The disaster has unleashed a wave of public anger directed at city officials, police and organizers, who have traded accusations of blame in recent days, even as an official investigation is underway.

Wreaths from Wulff and Merkel, who interrupted her summer holiday to attend the service, were laid at the entrance to the tunnel. A sea of flowers and votive candles continues to grow at the site, as residents and relatives mark the spot where the victims, mostly in their 20s, died.

“Right in the middle of an exuberant celebration of life, death has shown all of us his terrible face,” Nikolaus Schneider, head of the regional protestant church said.

Rescue workers, who rushed to the scene seven days ago as the drama unfolded, lit the candles on the altar.

The Love Parade, which began as a semi—political event as the Berlin Wall came down in 1989 and has since morphed into a private—sector venture with hundreds of thousands of participants each year, will not now be held again.

The chief organizer, Rainer Schaller, who runs a chain of discount fitness centres in Germany, has been accused of negligence by police in his execution of security plans.
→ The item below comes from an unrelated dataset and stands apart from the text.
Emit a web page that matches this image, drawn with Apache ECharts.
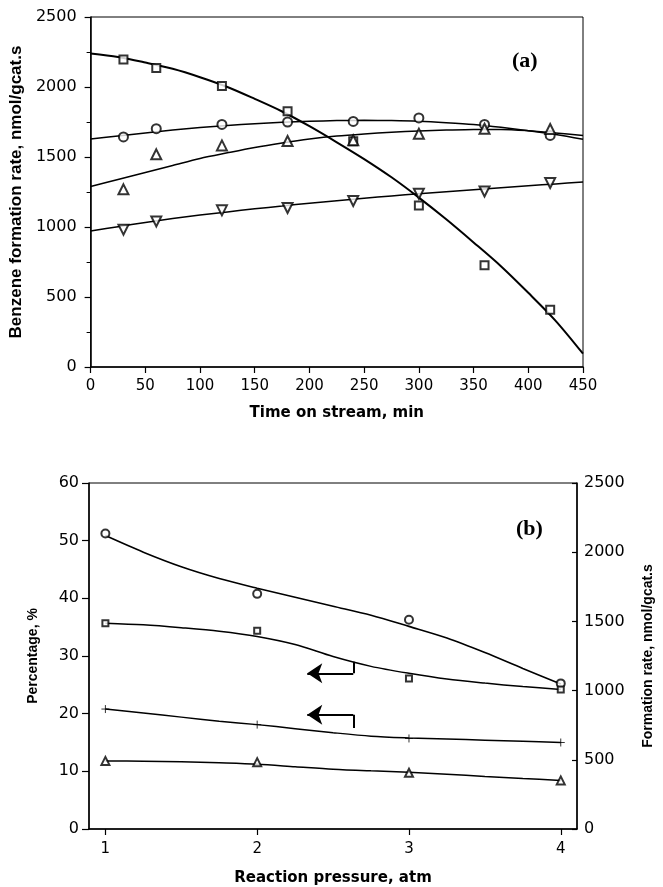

Also Duisburg’s mayor, Adolf Sauerland, has come under pressure in recent days, sometimes from angry demonstrators outside the city hall, to resign.

The Premier of North Rhine—Westphalia state, Hannelore Kraft, vowed at the service on Saturday to push through the investigation to its conclusion.

“Who bears the guilt? Who is responsible? These questions must and will be answered,” she said.